When Shia LaBeouf got cast in Crystal Skull, he had to check in at Spielberg's office to read the script. He didn't get his own copy until shortly before shooting began. ''That was weird,'' he says. ''I was not prepared for not being able to have a script during prep.'' When he finally got one to keep, every page had been bar-coded and watermarked to discourage easy duplication. He says he was also given a hotline number. If he needed to valet-park his car and was even thinking of leaving the script in the backseat all he had to do was dial the hotline and someone would come retrieve it. And what if LaBeouf ever felt the urge to blab about the plot? Best not to think about that. ''The joke I had was that Steven had snipers following me,'' he says, ''and if I ever slipped and gave up any tidbits, that was the end.''
Why the fear factor? Because Spielberg hates audiences knowing any more than he wants them to before opening weekend. As cameras rolled for principal photography from mid-June through mid-October of last year, that made life on the set feel like a witness-protection program at times. When Spielberg shot scenes on location in and around Yale University in Connecticut (standing in for Dr. Jones' Marshall College), onlookers went into a frenzy snapping cell-phone pics and posting videos on YouTube of a motorcycle-chase scene involving LaBeouf and Ford, among other moments. The production had to build nine-foot-high fencing to keep the actors hidden from view as they went to and from sensitive scenes. Says LaBeouf: ''We had to wear robes and hoods like we were in the [Yale secret society] Skull and Bones. And we were never supposed to be grouped or bunched together. We were always supposed to be separated until we came to set.''
When production moved to L.A., the bulk of shooting commenced at five separate studios, since no single facility could accommodate all the sets. That meant an awful lot of entry points for Lucasfilm security folks to lock down. Despite the precautions and confidentiality agreements, two big leaks nearly blew up in fall 2007. An extra who played a Russian soldier blabbed story details to an Oklahoma newspaper; the actor persuaded the paper to take down the article from its website, but not before it circulated to every fan chatroom in the land. And thieves broke into Crystal Skull's production office at Universal last September, stealing a computer along with proof sheets of sensitive photos and a budget breakdown detailing salaries. A law-enforcement sting operation recovered the stolen materials within a week.

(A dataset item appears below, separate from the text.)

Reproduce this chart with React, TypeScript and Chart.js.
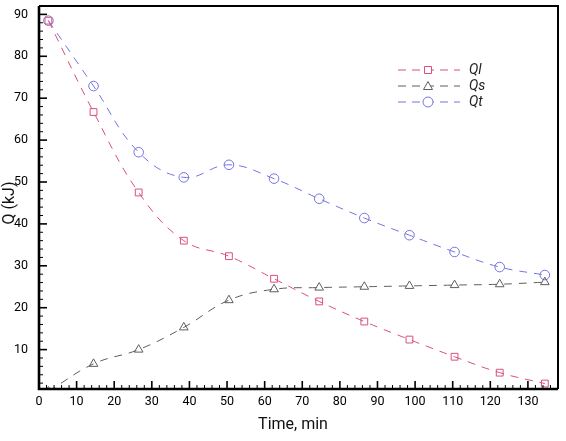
import React, { useEffect, useRef } from "react";
import { Chart, registerables } from "chart.js";

Chart.register(...registerables);

const times = [2.5, 14.5, 26.5, 38.5, 50.5, 62.5, 74.5, 86.5, 98.5, 110.5, 122.5, 134.5];
const qlValues = [88.5, 66.7, 47.5, 36.0, 32.3, 26.9, 21.5, 16.7, 12.4, 8.3, 4.5, 1.9];
const qsValues = [0, 6.6, 10.0, 15.3, 21.8, 24.4, 24.8, 25.0, 25.2, 25.4, 25.6, 26.1];
const qtValues = [88.5, 72.9, 57.1, 51.1, 54.1, 50.8, 46.0, 41.4, 37.3, 33.3, 29.7, 27.8];
const seriesNames = ["Ql", "Qs", "Qt"];
const xTickValues = [0, 10, 20, 30, 40, 50, 60, 70, 80, 90, 100, 110, 120, 130];
const yTickValues = [10, 20, 30, 40, 50, 60, 70, 80, 90];

const QL_COLOR = "#d9507c";
const QS_COLOR = "#5e5e5e";
const QT_COLOR = "#7474e0";

const toPoints = (ys: number[]) => ys.map((y, i) => ({ x: times[i], y }));

// ticks pointing inward, box frame, axis titles and the in-plot legend
const framePlugin = {
  id: "frame",
  afterDraw(chart: any) {
    const { ctx, chartArea: a, scales } = chart;
    const xs = scales.x;
    const ys = scales.y;
    ctx.save();
    ctx.strokeStyle = "#000";

    for (let v = 0; v <= 138; v += 2) {
      const px = xs.getPixelForValue(v);
      const major = v % 10 === 0;
      ctx.lineWidth = major ? 1.6 : 1;
      ctx.beginPath();
      ctx.moveTo(px, a.bottom);
      ctx.lineTo(px, a.bottom - (major ? 8 : 4));
      ctx.stroke();
    }
    for (let v = 2; v <= 92; v += 2) {
      const py = ys.getPixelForValue(v);
      const major = v % 10 === 0;
      ctx.lineWidth = major ? 1.6 : 1;
      ctx.beginPath();
      ctx.moveTo(a.left, py);
      ctx.lineTo(a.left + (major ? 8 : 4), py);
      ctx.stroke();
    }

    ctx.lineWidth = 2;
    ctx.beginPath();
    ctx.moveTo(a.left, a.top);
    ctx.lineTo(a.right, a.top);
    ctx.lineTo(a.right, a.bottom);
    ctx.stroke();
    ctx.lineWidth = 2.6;
    ctx.beginPath();
    ctx.moveTo(a.left, a.top);
    ctx.lineTo(a.left, a.bottom);
    ctx.lineTo(a.right, a.bottom);
    ctx.stroke();

    // axis titles
    ctx.fillStyle = "#111";
    ctx.font = "16px Roboto";
    ctx.textAlign = "center";
    ctx.textBaseline = "middle";
    ctx.fillText("Time, min", 293, 425);
    ctx.save();
    ctx.translate(10, 203);
    ctx.rotate(-Math.PI / 2);
    ctx.fillText("Q (kJ)", 0, 0);
    ctx.restore();

    // legend
    chart.data.datasets.forEach((ds: any, i: number) => {
      const y = 70 + i * 16;
      ctx.strokeStyle = ds.borderColor;
      ctx.lineWidth = 1;
      ctx.setLineDash([8, 6]);
      ctx.beginPath();
      ctx.moveTo(398, y);
      ctx.lineTo(460, y);
      ctx.stroke();
      ctx.setLineDash([]);
      ctx.fillStyle = "#fff";
      ctx.beginPath();
      if (ds.pointStyle === "rect") {
        ctx.rect(424.5, y - 3.5, 7, 7);
      } else if (ds.pointStyle === "triangle") {
        ctx.moveTo(428, y - 4.5);
        ctx.lineTo(432.5, y + 3.5);
        ctx.lineTo(423.5, y + 3.5);
        ctx.closePath();
      } else {
        ctx.arc(428, y, 5, 0, Math.PI * 2);
      }
      ctx.fill();
      ctx.stroke();
      ctx.fillStyle = "#222";
      ctx.font = "italic 14px Roboto";
      ctx.textAlign = "left";
      ctx.fillText(ds.label, 469, y);
    });
    ctx.restore();
  },
};

const App = () => {
  const canvasRef = useRef<HTMLCanvasElement>(null);
  const chartRef = useRef<Chart | null>(null);

  useEffect(() => {
    if (chartRef.current) chartRef.current.destroy();
    const ctx = canvasRef.current!.getContext("2d")!;

    const common = {
      showLine: true,
      borderWidth: 1,
      borderDash: [8, 7],
      tension: 0.4,
      pointBackgroundColor: "rgba(255,255,255,0)",
      pointBorderWidth: 1,
      clip: 0,
    };

    chartRef.current = new Chart(ctx, {
      type: "scatter",
      data: {
        datasets: [
          {
            ...common,
            label: seriesNames[0],
            data: toPoints(qlValues),
            borderColor: QL_COLOR,
            pointBorderColor: QL_COLOR,
            pointStyle: "rect",
            pointRadius: 4.8,
          },
          {
            ...common,
            label: seriesNames[1],
            data: toPoints(qsValues),
            borderColor: QS_COLOR,
            pointBorderColor: QS_COLOR,
            pointStyle: "triangle",
            pointRadius: 5,
          },
          {
            ...common,
            label: seriesNames[2],
            data: toPoints(qtValues),
            borderColor: QT_COLOR,
            pointBorderColor: QT_COLOR,
            pointStyle: "circle",
            pointRadius: 4.8,
          },
        ],
      } as any,
      options: {
        animation: false,
        responsive: true,
        maintainAspectRatio: false,
        layout: { padding: { top: 6, right: 8, left: 0, bottom: 0 } },
        plugins: {
          legend: { display: false },
          tooltip: { enabled: false },
        },
        scales: {
          x: {
            type: "linear",
            min: 0,
            max: 138,
            grid: { display: false, drawTicks: false },
            border: { display: false },
            afterBuildTicks: (s: any) => {
              s.ticks = xTickValues.map((value) => ({ value }));
            },
            afterFit: (s: any) => {
              s.height = 52;
              s.paddingLeft = 0;
              s.paddingRight = 0;
            },
            ticks: {
              padding: 5,
              color: "#000",
              font: { family: "Roboto", size: 12.5 },
              maxRotation: 0,
              autoSkip: false,
            },
          },
          y: {
            type: "linear",
            min: 0.6,
            max: 92,
            grid: { display: false, drawTicks: false },
            border: { display: false },
            afterBuildTicks: (s: any) => {
              s.ticks = yTickValues.map((value) => ({ value }));
            },
            afterFit: (s: any) => {
              s.width = 39;
              s.paddingTop = 0;
              s.paddingBottom = 0;
            },
            ticks: {
              padding: 11,
              color: "#000",
              font: { family: "Roboto", size: 12.5 },
              autoSkip: false,
            },
          },
        },
      } as any,
      plugins: [framePlugin],
    });

    return () => {
      if (chartRef.current) {
        chartRef.current.destroy();
        chartRef.current = null;
      }
    };
  }, []);

  return (
    <div style={{ width: 566, height: 441, background: "#fff" }}>
      <style>{"body{margin:0}"}</style>
      <canvas ref={canvasRef}></canvas>
    </div>
  );
};

export default App;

Fan websites like Ain't It Cool News and TheRaider.net have bandied about all manner of spoilers in the months since. Lucas says Spielberg was dispirited about how much information is out there, despite their best efforts. Relax, Lucas says. ''They're not coming to see the plot,'' he argues. ''They're coming to see Steve Spielberg interpret a story. You can't get that any other way than by actually seeing the movie.'' He believes it's impossible to truly spoil Crystal Skull. ''I've been trying to get Steven to put the scene where Indiana Jones gets killed into the trailer,'' he deadpans. ''And he just refuses to do it.''
A death scene for Dr. Jones? That would never happen, Harrison Ford assures us. He remembers trying to persuade Lucas to kill off his Han Solo character in the second or third initial Star Wars movie, insisting it'd make for a better story. ''You don't need him,'' says Ford. ''He's got no mama, got no papa out there all by himself. He's a piece you can move around or get rid of. But I couldn't get George to go along with that. He didn't want to stop making the toys.''
Ford never had the same feelings of disposability about Indy, whom he finds much more interesting than Han Solo especially since Indy's mortality has always been a key part of his appeal. ''One of the pleasures is that we allow him to get in too deep,'' Ford says. ''He's in over his head and has to pull himself out. A character without fear or with no sense of his own inadequacy would be a pain in the ass to be around.'' Time to embrace our own foolish, feeble humanity again and Indiana Jones, courtesy of a buff sexagenarian, is here to show us how.